▶ TASK PROMPT
Retype the run of lines that opens with the line containing "Write a Python" and closes with the line containing "from matplotlib.lines import Line2D", exactly and inclusively, but skip the pictures.

▶ DATA TO PROCESS
###
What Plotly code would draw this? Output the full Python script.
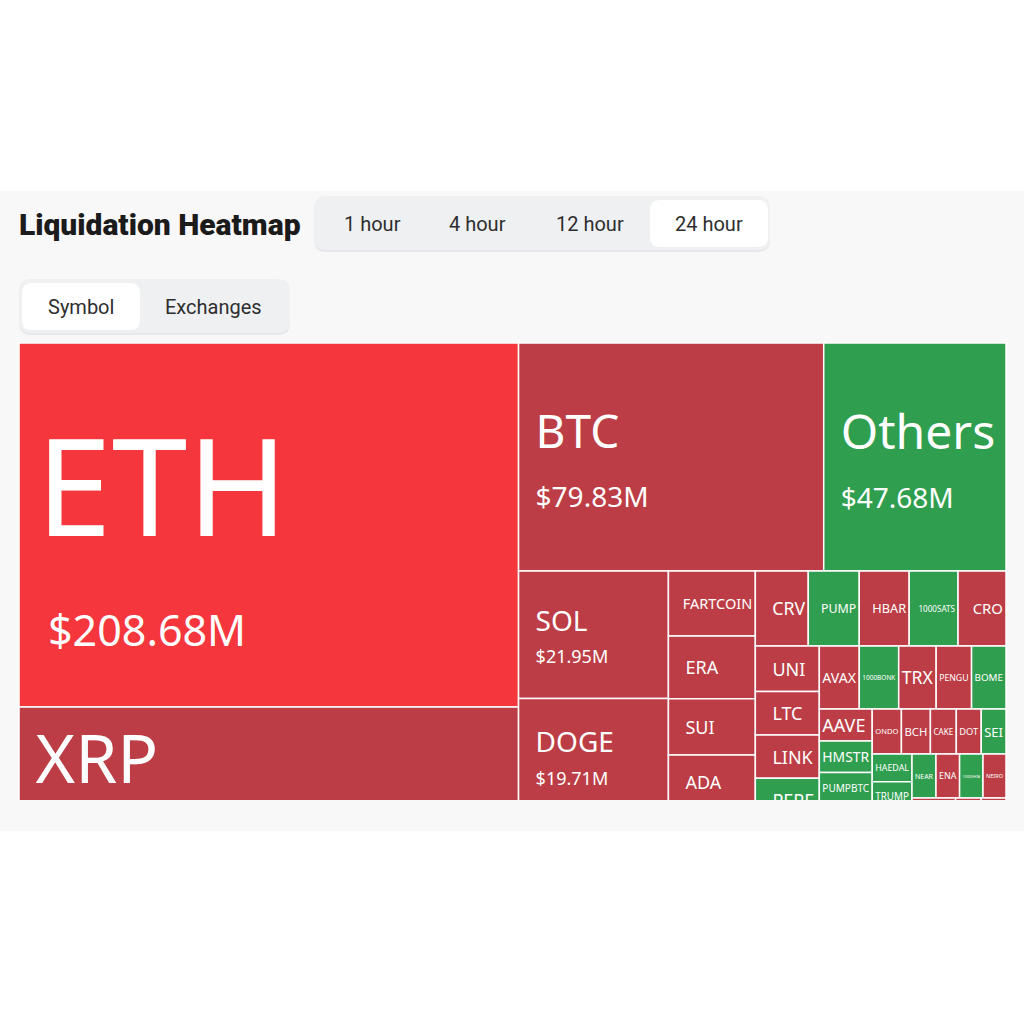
###
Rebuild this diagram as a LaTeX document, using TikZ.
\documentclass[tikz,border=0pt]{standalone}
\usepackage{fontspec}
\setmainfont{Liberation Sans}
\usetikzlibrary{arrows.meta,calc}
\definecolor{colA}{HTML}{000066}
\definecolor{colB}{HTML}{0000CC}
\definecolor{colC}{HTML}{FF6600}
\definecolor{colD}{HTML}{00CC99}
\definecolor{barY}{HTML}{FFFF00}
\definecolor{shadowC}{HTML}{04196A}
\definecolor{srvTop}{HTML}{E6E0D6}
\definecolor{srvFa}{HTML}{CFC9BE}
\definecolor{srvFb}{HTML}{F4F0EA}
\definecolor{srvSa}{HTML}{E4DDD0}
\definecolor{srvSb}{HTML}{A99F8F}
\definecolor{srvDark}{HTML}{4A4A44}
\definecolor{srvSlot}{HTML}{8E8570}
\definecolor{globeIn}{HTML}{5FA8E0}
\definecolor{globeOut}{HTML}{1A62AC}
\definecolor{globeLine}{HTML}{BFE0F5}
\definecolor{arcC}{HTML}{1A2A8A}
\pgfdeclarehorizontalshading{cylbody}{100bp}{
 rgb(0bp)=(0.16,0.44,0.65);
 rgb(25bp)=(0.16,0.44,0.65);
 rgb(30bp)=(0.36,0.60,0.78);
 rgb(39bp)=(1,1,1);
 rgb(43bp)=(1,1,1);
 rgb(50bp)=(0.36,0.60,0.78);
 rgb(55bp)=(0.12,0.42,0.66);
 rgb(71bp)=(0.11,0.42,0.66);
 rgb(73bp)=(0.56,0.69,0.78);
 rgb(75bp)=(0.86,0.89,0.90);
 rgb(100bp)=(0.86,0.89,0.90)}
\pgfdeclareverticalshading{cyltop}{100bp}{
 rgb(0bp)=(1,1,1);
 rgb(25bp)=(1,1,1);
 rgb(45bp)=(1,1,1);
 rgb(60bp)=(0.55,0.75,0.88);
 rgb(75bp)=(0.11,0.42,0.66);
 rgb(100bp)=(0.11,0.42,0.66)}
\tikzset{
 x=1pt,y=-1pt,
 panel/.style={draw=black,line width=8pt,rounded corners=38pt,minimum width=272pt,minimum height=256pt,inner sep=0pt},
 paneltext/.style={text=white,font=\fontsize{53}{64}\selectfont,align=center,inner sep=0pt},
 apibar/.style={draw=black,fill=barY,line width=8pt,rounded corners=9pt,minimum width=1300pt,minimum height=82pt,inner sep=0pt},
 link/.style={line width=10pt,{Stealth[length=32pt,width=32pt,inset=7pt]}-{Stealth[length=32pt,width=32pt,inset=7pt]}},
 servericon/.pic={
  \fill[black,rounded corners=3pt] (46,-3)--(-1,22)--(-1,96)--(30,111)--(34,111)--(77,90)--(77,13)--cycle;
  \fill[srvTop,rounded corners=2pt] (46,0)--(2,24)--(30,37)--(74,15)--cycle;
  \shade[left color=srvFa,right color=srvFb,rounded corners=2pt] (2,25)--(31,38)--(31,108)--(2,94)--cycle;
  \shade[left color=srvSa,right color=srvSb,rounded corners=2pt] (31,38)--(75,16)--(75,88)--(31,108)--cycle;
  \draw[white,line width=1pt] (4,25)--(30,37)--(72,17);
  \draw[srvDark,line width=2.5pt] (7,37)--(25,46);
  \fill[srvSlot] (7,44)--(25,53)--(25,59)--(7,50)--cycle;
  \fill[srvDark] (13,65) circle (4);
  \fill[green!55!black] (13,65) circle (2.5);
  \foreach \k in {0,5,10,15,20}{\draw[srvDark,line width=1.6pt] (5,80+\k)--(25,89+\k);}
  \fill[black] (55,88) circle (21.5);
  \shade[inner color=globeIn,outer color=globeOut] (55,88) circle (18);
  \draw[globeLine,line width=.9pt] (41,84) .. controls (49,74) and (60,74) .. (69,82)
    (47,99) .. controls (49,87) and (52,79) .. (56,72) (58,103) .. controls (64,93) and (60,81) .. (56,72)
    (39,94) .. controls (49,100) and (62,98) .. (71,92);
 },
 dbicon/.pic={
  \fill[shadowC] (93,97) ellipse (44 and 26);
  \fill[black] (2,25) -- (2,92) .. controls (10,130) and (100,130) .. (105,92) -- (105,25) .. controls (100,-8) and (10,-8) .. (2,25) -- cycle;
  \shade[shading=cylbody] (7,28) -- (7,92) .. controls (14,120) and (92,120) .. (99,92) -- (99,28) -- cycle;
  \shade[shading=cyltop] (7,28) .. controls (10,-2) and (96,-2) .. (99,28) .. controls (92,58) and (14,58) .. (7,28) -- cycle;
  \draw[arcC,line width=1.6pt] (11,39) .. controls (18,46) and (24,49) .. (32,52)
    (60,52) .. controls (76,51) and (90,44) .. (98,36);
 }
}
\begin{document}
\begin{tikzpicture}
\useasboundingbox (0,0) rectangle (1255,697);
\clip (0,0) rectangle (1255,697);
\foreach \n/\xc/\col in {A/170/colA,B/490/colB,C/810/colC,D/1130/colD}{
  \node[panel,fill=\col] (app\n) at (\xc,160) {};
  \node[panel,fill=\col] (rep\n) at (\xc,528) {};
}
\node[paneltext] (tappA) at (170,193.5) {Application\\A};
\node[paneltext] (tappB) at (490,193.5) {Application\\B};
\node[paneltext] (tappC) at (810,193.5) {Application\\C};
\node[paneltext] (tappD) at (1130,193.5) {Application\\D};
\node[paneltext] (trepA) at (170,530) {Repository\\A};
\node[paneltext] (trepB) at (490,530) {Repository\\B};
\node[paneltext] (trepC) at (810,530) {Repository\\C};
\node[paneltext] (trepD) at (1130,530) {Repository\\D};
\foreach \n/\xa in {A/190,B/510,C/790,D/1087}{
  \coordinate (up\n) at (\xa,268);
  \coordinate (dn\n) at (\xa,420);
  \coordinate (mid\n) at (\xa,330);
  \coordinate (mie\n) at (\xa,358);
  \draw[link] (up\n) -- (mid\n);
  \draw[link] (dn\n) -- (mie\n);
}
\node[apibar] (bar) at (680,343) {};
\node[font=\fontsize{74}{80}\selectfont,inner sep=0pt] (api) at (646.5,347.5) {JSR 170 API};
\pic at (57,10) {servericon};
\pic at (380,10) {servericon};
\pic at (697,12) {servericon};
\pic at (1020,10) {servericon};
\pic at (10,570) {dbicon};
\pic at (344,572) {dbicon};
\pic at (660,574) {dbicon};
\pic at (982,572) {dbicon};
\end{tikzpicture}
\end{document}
###
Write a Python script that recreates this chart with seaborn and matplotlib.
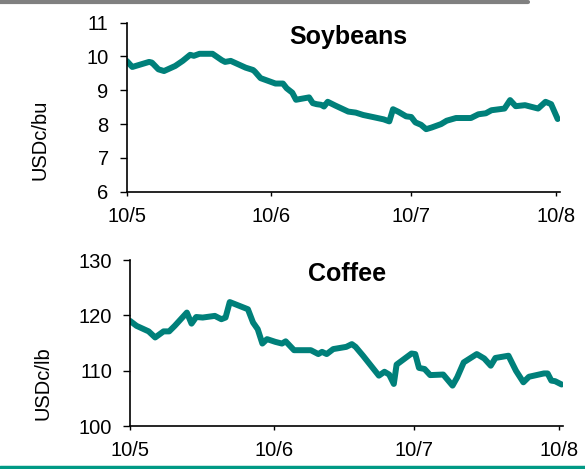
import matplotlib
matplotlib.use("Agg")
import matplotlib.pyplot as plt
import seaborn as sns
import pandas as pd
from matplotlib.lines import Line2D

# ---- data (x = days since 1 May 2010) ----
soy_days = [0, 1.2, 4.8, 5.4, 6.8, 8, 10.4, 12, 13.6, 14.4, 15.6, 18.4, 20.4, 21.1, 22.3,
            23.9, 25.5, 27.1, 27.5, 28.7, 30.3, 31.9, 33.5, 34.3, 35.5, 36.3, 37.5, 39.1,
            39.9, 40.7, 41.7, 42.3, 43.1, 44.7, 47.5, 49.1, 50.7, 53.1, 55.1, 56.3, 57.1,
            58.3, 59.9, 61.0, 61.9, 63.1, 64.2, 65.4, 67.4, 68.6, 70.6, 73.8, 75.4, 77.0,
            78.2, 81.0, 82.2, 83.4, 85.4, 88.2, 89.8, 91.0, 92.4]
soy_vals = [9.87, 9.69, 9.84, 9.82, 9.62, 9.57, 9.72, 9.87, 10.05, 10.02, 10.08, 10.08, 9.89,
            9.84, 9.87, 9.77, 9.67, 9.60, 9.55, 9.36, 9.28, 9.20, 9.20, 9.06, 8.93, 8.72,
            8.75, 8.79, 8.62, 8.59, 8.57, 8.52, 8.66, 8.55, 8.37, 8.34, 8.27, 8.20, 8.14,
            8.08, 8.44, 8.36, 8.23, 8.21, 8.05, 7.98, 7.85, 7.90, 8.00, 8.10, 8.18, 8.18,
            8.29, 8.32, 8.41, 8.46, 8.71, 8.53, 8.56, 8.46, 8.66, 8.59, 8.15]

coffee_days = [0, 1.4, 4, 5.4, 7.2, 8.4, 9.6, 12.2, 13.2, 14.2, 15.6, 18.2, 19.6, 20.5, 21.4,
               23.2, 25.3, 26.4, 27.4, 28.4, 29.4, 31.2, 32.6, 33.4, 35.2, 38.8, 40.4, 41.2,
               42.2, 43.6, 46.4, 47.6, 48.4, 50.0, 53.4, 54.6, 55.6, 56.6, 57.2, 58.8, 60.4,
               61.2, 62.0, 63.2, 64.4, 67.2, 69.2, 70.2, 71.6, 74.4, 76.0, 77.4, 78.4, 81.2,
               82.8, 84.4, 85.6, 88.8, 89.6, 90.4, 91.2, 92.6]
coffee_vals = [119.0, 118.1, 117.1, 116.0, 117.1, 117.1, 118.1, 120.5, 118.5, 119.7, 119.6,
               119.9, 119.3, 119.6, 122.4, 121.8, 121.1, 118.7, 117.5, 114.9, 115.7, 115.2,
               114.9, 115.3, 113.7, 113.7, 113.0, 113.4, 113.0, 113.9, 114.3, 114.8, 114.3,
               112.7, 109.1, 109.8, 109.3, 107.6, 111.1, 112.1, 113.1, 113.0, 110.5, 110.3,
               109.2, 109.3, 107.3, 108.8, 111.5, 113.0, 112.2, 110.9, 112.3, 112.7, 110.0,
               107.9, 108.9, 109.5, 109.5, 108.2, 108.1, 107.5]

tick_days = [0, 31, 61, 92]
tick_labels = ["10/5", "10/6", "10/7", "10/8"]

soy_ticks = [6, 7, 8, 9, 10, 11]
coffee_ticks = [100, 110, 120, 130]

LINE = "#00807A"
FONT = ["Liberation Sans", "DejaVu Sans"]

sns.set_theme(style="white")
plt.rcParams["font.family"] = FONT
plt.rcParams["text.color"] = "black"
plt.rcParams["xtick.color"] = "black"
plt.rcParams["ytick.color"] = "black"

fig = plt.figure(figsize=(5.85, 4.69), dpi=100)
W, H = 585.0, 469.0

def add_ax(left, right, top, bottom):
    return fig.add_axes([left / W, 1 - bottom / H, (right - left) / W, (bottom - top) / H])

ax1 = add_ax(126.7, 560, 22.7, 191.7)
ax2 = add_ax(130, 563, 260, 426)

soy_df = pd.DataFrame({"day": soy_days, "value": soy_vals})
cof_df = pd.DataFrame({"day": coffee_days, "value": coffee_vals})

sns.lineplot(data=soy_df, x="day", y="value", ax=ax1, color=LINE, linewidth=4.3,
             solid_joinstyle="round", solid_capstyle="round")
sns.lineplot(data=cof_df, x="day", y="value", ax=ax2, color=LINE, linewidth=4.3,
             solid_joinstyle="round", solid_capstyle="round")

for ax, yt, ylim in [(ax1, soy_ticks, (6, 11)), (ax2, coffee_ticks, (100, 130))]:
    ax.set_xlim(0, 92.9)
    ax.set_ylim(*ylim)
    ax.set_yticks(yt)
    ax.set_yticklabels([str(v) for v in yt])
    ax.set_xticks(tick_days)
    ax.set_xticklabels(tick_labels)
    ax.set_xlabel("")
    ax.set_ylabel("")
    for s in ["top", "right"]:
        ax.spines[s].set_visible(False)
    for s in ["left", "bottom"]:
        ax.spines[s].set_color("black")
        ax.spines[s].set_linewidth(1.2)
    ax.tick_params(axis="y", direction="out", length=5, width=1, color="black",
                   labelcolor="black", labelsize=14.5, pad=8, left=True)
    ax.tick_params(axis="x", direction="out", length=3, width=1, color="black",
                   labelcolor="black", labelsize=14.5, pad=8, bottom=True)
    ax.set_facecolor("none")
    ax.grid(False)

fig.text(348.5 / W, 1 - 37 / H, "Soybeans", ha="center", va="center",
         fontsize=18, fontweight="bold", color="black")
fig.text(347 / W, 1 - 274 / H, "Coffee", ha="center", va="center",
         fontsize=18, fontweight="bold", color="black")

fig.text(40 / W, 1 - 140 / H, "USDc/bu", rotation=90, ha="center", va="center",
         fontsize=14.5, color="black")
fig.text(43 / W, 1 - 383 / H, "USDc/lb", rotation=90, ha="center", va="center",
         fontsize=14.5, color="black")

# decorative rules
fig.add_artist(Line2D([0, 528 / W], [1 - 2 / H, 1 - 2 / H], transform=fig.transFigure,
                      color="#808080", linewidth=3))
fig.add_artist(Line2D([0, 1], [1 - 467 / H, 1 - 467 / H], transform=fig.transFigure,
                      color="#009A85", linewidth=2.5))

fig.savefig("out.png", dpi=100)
###
▶ FINISHED ANSWER
Write a Python script that recreates this chart with seaborn and matplotlib.
import matplotlib
matplotlib.use("Agg")
import matplotlib.pyplot as plt
import seaborn as sns
import pandas as pd
from matplotlib.lines import Line2D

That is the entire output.